La vertu cardinale de l'entrepreneur est l'art de coopérer, et celui-ci ne dure pas sans apprendre l'art essentiel du pardon. Même si les écoles de commerce d'aujourd'hui, pourvues de nombreux outils et techniques, piégées par les métaphores guerrières ou sportives, ont oublié la force des vertus douces, essentielles pour exercer ce métier difficile.

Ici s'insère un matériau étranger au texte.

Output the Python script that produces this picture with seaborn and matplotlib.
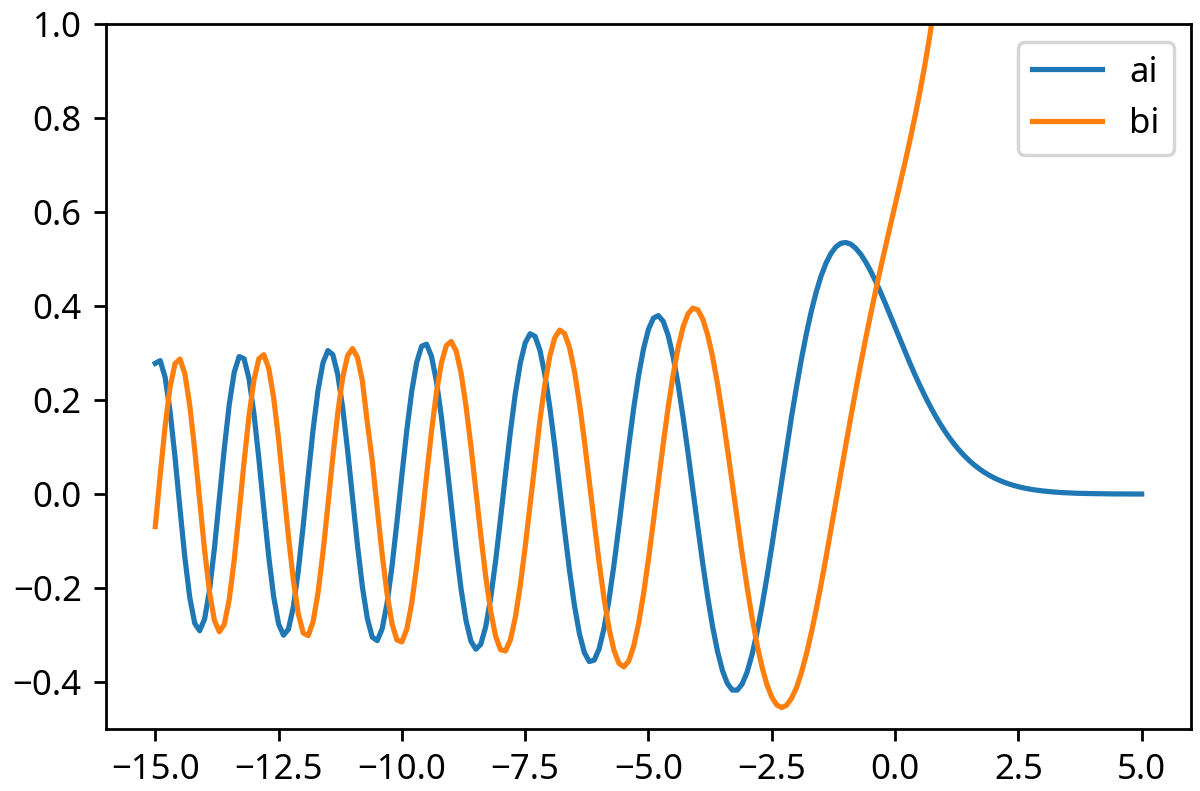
import numpy as np
import pandas as pd
import matplotlib
matplotlib.use("Agg")
import matplotlib.pyplot as plt
import seaborn as sns

plt.rcParams['font.family'] = ['Noto Sans', 'DejaVu Sans']

# x grid of the curves (step 0.1)
x_ai = np.round(np.linspace(-15.0, 5.0, 201), 1)
x_bi = np.round(np.linspace(-15.0, 1.0, 161), 1)

# values, x = -15.0 ... 5.0
ai = [
    0.2782, 0.2842, 0.2484, 0.1762, 0.0785, -0.0306, -0.1353, -0.2208, -0.2751, -0.2908,
    -0.2660, -0.2043, -0.1146, -0.0092, 0.0974, 0.1910, 0.2591, 0.2928, 0.2881, 0.2457,
    0.1715, 0.0752, -0.0307, -0.1327, -0.2181, -0.2763, -0.3003, -0.2875, -0.2396, -0.1629,
    -0.0666, 0.0377, 0.1375, 0.2212, 0.2794, 0.3054, 0.2967, 0.2544, 0.1837, 0.0926,
    -0.0088, -0.1092, -0.1978, -0.2652, -0.3046, -0.3119, -0.2868, -0.2321, -0.1537, -0.0597,
    0.0402, 0.1362, 0.2189, 0.2802, 0.3147, 0.3191, 0.2935, 0.2405, 0.1653, 0.0750,
    -0.0221, -0.1173, -0.2021, -0.2692, -0.3131, -0.3303, -0.3196, -0.2822, -0.2216, -0.1429,
    -0.0527, 0.0417, 0.1329, 0.2137, 0.2783, 0.3218, 0.3413, 0.3358, 0.3059, 0.2540,
    0.1843, 0.1017, 0.0121, -0.0783, -0.1635, -0.2380, -0.2971, -0.3374, -0.3564, -0.3535,
    -0.3291, -0.2851, -0.2243, -0.1506, -0.0683, 0.0178, 0.1030, 0.1826, 0.2526, 0.3095,
    0.3508, 0.3745, 0.3800, 0.3673, 0.3375, 0.2921, 0.2337, 0.1649, 0.0891, 0.0096,
    -0.0703, -0.1475, -0.2189, -0.2821, -0.3348, -0.3756, -0.4032, -0.4171, -0.4173, -0.4042,
    -0.3788, -0.3416, -0.2947, -0.2395, -0.1779, -0.1116, -0.0425, 0.0276, 0.0971, 0.1644,
    0.2274, 0.2868, 0.3408, 0.3886, 0.4299, 0.4643, 0.4917, 0.5123, 0.5262, 0.5338,
    0.5356, 0.5320, 0.5236, 0.5110, 0.4948, 0.4757, 0.4542, 0.4309, 0.4063, 0.3808,
    0.3550, 0.3292, 0.3037, 0.2788, 0.2547, 0.2317, 0.2098, 0.1892, 0.1698, 0.1519,
    0.1353, 0.1200, 0.1061, 0.0935, 0.0820, 0.0717, 0.0625, 0.0543, 0.0470, 0.0406,
    0.0349, 0.0300, 0.0256, 0.0218, 0.0186, 0.0157, 0.0133, 0.0112, 0.0094, 0.0079,
    0.0066, 0.0055, 0.0046, 0.0038, 0.0031, 0.0026, 0.0021, 0.0017, 0.0014, 0.0012,
    0.0010, 0.0008, 0.0006, 0.0005, 0.0004, 0.0003, 0.0003, 0.0002, 0.0002, 0.0001,
    0.0001,
]

# x = -15.0 ... 1.0 (beyond that it leaves the top of the plot)
bi = [
    -0.0691, 0.0410, 0.1450, 0.2279, 0.2777, 0.2875, 0.2561, 0.1882, 0.0937, -0.0139,
    -0.1197, -0.2088, -0.2693, -0.2931, -0.2772, -0.2240, -0.1408, -0.0390, 0.0679, 0.1660,
    0.2426, 0.2880, 0.2967, 0.2678, 0.2052, 0.1170, 0.0144, -0.0901, -0.1836, -0.2549,
    -0.2957, -0.3014, -0.2716, -0.2100, -0.1241, -0.0239, 0.0790, 0.1730, 0.2477, 0.2949,
    0.3097, 0.2907, 0.2403, 0.1514, 0.0706, -0.0304, -0.1282, -0.2128, -0.2757, -0.3108,
    -0.3147, -0.2874, -0.2319, -0.1538, -0.0609, 0.0378, 0.1329, 0.2157, 0.2786, 0.3160,
    0.3249, 0.3048, 0.2578, 0.1873, 0.1024, 0.0078, -0.0875, -0.1755, -0.2490, -0.3023,
    -0.3313, -0.3339, -0.3103, -0.2627, -0.1949, -0.1125, -0.0216, 0.0709, 0.1582, 0.2343,
    0.2938, 0.3328, 0.3491, 0.3417, 0.3116, 0.2610, 0.1935, 0.1137, 0.0268, -0.0618,
    -0.1467, -0.2228, -0.2859, -0.3325, -0.3602, -0.3678, -0.3553, -0.3237, -0.2750, -0.2121,
    -0.1384, -0.0577, 0.0257, 0.1080, 0.1852, 0.2539, 0.3113, 0.3550, 0.3835, 0.3959,
    0.3922, 0.3728, 0.3390, 0.2922, 0.2347, 0.1688, 0.0969, 0.0218, -0.0541, -0.1283,
    -0.1983, -0.2628, -0.3194, -0.3672, -0.4050, -0.4323, -0.4487, -0.4544, -0.4495, -0.4347,
    -0.4123, -0.3805, -0.3414, -0.2962, -0.2460, -0.1918, -0.1347, -0.0758, -0.0158, 0.0443,
    0.1040, 0.1626, 0.2198, 0.2753, 0.3288, 0.3804, 0.4300, 0.4780, 0.5245, 0.5700,
    0.6149, 0.6599, 0.7055, 0.7525, 0.8018, 0.8543, 0.9111, 0.9733, 1.0424, 1.1199,
    1.2074,
]

df_ai = pd.DataFrame({'x': x_ai, 'y': ai})
df_bi = pd.DataFrame({'x': x_bi, 'y': bi})

fig = plt.figure(figsize=(4.8, 3.164), dpi=250)
ax = fig.add_axes([0.0883, 0.0784, 0.9042, 0.8909])

sns.lineplot(data=df_ai, x='x', y='y', ax=ax, color='tab:blue', label='ai')
sns.lineplot(data=df_bi, x='x', y='y', ax=ax, color='tab:orange', label='bi')

ax.set_xlim(-16, 6)
ax.set_ylim(-0.5, 1.0)
ax.set_xlabel('')
ax.set_ylabel('')
ax.legend(loc='upper right')

fig.savefig('out.png', dpi=250)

L'entrepreneur a toujours vécu et vit de nombreuses formes de bénéfices partagés, il est créateur et consommateur de relations et d’amitié, à l'intérieur comme à l'extérieur de l'entreprise. Ensuite, il doit tout d'abord s'éduquer et se former à ces vertus, c'est cet art qu'il doit cultiver. Pratiquer la gentillesse, l'amabilité, investir du temps, beaucoup de temps, dans l'écoute des gens, développer tous ces moyens qui facilitent la création et le maintien d'actifs relationnels, qui constituent le premier actif essentiel, invisible et bien réel, de son entreprise, dont dépend sa première beauté. Francesco di Marco Datini le savait très bien, nous devons retrouver ces fondamentaux. Nous sortirons de cette crise et de la souffrance des entrepreneurs, en revenant à "l’amour des personnes".